- _EXERCISE TASK_
Beneath this instruction is a block of data; output from it exactly the lines that run from the one containing "Output the web" through the one containing "var yTicks = [0, 5, 10, 15, 20, 25, 30, 35];", inclusive.

- _DATA PROVIDED_
● ● ● ● ● ● ●
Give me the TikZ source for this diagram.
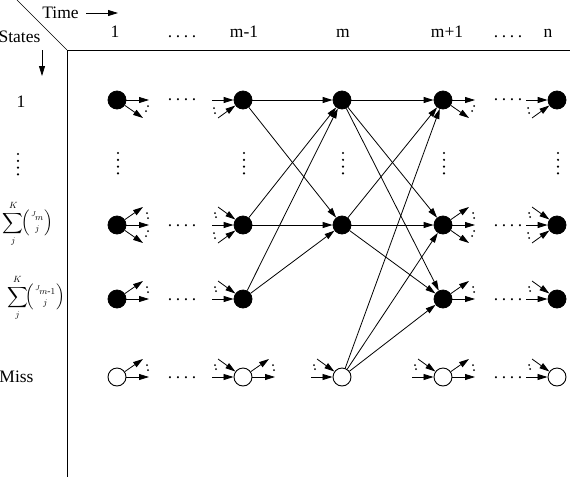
● ● ● ● ● ● ●
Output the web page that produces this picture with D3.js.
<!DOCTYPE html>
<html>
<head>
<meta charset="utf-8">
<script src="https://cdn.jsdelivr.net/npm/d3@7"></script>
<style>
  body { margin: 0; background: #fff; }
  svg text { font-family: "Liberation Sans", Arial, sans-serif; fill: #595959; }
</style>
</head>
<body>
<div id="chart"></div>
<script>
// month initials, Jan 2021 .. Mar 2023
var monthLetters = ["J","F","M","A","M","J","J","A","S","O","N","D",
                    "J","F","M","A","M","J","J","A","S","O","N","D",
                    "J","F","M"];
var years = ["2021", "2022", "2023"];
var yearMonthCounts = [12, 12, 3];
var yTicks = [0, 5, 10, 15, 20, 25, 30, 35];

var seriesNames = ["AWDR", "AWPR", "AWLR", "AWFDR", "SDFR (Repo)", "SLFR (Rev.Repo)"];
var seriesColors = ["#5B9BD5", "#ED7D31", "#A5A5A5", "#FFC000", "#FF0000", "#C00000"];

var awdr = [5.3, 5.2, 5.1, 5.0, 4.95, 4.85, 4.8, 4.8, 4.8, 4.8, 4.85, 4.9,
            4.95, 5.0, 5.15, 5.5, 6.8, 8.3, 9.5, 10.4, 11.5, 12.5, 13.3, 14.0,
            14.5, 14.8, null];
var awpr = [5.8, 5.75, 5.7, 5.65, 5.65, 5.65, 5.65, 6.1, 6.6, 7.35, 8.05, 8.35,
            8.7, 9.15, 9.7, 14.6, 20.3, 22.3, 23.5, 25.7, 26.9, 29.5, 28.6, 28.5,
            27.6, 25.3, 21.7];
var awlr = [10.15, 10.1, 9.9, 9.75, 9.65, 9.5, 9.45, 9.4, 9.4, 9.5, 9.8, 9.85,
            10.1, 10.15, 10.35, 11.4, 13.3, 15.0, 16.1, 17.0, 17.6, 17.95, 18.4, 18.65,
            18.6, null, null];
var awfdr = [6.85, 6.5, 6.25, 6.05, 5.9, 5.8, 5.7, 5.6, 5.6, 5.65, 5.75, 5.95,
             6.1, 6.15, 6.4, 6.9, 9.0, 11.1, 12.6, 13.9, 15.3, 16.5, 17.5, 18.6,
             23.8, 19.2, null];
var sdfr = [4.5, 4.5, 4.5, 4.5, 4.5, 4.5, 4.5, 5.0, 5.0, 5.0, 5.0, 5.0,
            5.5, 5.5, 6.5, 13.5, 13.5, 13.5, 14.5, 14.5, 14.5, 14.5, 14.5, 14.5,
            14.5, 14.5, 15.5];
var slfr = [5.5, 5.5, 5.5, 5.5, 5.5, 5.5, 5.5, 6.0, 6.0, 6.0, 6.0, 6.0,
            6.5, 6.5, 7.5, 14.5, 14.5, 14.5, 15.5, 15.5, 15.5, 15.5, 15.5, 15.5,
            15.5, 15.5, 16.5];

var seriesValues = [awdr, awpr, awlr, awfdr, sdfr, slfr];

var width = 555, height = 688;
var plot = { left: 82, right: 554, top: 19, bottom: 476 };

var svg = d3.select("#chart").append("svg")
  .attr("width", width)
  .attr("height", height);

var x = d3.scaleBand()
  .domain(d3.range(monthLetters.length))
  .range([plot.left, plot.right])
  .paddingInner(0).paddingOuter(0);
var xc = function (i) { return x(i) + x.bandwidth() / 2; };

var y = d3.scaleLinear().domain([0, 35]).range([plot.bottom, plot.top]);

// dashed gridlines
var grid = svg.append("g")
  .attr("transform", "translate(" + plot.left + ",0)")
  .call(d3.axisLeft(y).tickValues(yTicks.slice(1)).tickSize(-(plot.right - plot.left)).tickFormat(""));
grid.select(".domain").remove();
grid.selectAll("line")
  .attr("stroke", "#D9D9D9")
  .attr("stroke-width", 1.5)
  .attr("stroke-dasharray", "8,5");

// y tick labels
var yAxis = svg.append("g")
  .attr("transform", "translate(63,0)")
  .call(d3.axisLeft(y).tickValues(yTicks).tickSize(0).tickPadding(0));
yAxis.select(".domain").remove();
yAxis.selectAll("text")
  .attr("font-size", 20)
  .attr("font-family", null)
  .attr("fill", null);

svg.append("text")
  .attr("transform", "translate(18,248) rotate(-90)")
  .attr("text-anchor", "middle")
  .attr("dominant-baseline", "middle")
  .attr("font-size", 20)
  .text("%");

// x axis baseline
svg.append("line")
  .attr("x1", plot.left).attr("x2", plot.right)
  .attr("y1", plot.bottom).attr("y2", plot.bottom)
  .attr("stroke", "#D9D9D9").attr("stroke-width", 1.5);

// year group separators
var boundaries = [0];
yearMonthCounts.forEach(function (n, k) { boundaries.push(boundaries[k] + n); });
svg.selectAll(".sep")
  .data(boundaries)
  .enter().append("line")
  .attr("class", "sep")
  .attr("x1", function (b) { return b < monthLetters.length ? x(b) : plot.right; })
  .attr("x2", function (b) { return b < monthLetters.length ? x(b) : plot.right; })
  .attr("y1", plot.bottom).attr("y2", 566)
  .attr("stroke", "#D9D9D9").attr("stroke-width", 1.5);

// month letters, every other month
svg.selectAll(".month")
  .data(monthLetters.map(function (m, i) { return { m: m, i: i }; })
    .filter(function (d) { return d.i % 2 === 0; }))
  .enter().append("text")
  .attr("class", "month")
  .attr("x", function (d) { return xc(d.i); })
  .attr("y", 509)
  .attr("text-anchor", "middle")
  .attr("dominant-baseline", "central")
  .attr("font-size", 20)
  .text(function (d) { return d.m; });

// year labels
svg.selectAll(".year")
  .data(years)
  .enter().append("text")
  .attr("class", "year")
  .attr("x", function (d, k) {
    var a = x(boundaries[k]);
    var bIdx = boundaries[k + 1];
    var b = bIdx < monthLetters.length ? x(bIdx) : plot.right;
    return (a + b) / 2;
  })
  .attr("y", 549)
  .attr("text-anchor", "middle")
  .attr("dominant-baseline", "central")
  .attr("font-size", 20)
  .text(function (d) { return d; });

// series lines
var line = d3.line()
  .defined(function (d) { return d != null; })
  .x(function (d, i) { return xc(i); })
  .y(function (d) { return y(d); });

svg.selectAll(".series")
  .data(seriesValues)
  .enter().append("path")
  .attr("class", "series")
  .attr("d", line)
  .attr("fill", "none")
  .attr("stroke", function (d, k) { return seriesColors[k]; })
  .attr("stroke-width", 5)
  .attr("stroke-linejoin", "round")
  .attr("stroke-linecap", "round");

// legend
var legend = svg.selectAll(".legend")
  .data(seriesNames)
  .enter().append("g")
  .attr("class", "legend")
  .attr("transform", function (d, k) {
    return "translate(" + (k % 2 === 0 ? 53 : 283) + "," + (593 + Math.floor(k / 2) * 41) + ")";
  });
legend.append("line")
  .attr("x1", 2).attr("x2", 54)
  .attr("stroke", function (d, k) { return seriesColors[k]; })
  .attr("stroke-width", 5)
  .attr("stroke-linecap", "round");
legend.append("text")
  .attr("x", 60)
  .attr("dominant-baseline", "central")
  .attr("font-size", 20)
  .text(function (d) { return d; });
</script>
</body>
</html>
● ● ● ● ● ● ●
- _RESPONSE BELOW_
Output the web page that produces this picture with D3.js.
<!DOCTYPE html>
<html>
<head>
<meta charset="utf-8">
<script src="https://cdn.jsdelivr.net/npm/d3@7"></script>
<style>
  body { margin: 0; background: #fff; }
  svg text { font-family: "Liberation Sans", Arial, sans-serif; fill: #595959; }
</style>
</head>
<body>
<div id="chart"></div>
<script>
// month initials, Jan 2021 .. Mar 2023
var monthLetters = ["J","F","M","A","M","J","J","A","S","O","N","D",
                    "J","F","M","A","M","J","J","A","S","O","N","D",
                    "J","F","M"];
var years = ["2021", "2022", "2023"];
var yearMonthCounts = [12, 12, 3];
var yTicks = [0, 5, 10, 15, 20, 25, 30, 35];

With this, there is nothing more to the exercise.